I believe the stereotypes about scientists because I have, in my few encounters with them, found the stereotypes to be truer than the blog propaganda. One of my favorite descriptions of Physics Life comes from a wonderful book about physics and chemistry published by Time-Life back in the ancient age of 1963. It was in the "Life Science Library" series and was titled simply "Matter." This book was a major inspiration to me when I was young, not only because it was full of excellent text and photos of physics being done, but because it had beautifully rendered photographs of every element in its native, pure state. It had the gleam of gold and the glow of argon, the shine of chromium and the mysterious metallic chips of "rare earths." They had glorious names like "Samarium" and "Praseodymium" and "Lutetium." Gases were represented by a sealed vial, assumed to be containing oxygen or nitrogen, though without the lightning glow. And there were pictures of physicists and chemists, usually with their lab equipment or in an academic setting with the inevitable blackboard.

The captions of two of those physicists' portraits sum up for me what Physics Life really is all about. I will excerpt from them (names of physicists are withheld since they are still alive somewhere on this planet).

"…Possessed of a puckish sense of humor and a brilliant mind preoccupied with physics nearly 24 hours a day, T. discusses his favorite subject…in his work a command of mathematics is vital, since "equations are the tools." And he is "at work" almost continually. "Research is a constant thing," he says. "You cannot count the hours—almost all the hours in the day.…A Nobel Prize winner at 34, he believes that youth is an actual advantage in scientific work. "As you get older, you get less daring…When you are younger you pursue new ideas immediately. Have I lost my daring? I often ask myself that question."

Gosh, I wonder whether I ever HAD any daring! Here I am dutifully reviewing mathematical functions in my book, hoping to actually get to something calculus-like before the next decade. Do I have that kind of dedication? I look at scientists as kind of like "techno-mages," possessed of amazing and un-shareable skills and knowledge, able to bend time and space with their theories, able to perceive galaxies thirteen billion light years away, able to re-create the primal sparks of the Big Bang in their vast accelerators. They don't paint pictures of lightning, they create it.

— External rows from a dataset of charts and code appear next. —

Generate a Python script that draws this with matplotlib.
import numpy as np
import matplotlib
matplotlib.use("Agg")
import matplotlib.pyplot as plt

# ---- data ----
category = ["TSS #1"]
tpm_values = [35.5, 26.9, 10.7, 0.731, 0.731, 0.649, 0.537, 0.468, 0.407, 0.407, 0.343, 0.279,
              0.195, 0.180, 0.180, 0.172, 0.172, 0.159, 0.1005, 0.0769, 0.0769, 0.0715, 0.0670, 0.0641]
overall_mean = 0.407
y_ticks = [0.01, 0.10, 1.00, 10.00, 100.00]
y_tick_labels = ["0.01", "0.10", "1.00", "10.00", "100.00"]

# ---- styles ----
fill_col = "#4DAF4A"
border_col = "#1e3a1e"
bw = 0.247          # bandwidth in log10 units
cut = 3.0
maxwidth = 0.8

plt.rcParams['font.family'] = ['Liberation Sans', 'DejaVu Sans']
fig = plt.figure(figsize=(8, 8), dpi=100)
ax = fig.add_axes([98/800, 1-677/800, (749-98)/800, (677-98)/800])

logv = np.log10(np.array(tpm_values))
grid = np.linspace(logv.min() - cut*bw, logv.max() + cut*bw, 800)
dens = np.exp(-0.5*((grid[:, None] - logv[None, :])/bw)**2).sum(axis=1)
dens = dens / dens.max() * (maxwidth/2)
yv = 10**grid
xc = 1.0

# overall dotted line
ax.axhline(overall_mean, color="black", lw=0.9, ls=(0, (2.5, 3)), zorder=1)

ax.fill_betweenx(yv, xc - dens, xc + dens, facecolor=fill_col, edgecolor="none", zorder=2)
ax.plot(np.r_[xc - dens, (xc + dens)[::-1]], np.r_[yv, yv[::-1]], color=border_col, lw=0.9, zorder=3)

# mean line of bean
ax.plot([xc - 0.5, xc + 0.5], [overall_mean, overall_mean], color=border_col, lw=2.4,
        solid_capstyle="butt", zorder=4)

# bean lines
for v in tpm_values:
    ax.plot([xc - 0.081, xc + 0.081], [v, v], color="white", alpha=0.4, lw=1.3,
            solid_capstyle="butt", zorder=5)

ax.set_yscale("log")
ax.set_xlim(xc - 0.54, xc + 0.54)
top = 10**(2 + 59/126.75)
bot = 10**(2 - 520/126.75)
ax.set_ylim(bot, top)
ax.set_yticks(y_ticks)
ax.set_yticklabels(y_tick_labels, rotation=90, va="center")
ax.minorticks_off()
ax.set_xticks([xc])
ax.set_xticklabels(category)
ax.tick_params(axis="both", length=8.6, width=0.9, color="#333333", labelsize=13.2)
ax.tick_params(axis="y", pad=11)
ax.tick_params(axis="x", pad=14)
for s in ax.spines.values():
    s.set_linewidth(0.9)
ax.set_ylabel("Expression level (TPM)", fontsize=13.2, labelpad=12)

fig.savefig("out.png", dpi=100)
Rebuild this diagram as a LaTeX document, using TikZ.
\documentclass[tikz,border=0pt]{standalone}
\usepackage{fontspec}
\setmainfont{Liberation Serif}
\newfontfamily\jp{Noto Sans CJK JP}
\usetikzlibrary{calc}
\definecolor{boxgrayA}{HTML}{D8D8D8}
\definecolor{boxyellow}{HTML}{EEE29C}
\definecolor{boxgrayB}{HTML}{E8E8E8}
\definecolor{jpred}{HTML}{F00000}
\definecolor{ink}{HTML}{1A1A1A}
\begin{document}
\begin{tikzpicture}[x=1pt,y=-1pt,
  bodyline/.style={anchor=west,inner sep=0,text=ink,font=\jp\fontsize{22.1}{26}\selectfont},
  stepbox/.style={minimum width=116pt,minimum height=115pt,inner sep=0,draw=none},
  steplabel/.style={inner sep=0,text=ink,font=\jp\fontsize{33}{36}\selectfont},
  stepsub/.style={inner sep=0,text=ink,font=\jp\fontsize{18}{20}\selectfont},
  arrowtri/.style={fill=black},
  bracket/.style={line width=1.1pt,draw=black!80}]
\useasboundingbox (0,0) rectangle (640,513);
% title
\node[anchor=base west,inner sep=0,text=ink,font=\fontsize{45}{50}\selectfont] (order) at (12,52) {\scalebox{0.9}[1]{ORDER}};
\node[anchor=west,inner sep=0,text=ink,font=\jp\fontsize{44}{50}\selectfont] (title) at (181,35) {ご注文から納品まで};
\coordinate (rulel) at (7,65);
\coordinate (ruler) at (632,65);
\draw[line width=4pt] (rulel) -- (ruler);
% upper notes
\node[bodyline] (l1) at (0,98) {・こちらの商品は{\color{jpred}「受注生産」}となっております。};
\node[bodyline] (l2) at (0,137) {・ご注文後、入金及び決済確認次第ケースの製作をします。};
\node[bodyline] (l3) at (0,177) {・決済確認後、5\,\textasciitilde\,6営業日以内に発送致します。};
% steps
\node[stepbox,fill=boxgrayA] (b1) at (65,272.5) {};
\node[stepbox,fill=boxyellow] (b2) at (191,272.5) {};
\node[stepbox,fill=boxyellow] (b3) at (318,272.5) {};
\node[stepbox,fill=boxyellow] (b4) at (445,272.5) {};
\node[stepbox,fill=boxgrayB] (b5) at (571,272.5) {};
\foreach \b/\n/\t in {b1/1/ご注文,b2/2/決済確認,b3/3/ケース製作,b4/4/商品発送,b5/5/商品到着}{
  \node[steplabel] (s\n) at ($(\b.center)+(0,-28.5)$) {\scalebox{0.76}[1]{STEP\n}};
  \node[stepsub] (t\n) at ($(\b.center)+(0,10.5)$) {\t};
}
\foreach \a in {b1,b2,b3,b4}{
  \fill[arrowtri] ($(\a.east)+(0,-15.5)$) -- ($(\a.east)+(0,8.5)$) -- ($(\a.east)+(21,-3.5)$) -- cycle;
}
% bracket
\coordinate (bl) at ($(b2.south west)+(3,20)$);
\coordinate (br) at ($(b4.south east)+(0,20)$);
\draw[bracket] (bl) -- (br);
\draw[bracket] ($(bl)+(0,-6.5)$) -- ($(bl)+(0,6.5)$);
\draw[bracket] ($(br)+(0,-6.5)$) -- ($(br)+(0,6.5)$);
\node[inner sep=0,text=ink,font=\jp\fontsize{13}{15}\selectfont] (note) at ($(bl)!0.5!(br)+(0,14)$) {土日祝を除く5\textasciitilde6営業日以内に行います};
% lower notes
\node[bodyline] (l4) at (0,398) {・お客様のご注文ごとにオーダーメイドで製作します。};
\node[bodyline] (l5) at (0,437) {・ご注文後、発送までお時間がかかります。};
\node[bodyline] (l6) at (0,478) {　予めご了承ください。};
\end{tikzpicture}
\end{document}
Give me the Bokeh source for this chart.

Now some folks feel the same mythic way about artists that I feel about scientists. In fact, the romantic movement of the nineteenth century made up a myth about artists that has haunted those who do art ever since. It was artists who were special, artists who were like some sort of magicians, who could create reality from simple paint or pencil, who saw deeper into the world. Now, in our post-modern age, dominated by photography and technology, artists have lost their magic. It is the scientists who command the lightning, not the artists. And thus the artist who loves science is haunted by the unbreachable gap of energy and brilliance between art and science, where paint cannot possibly equal plasma.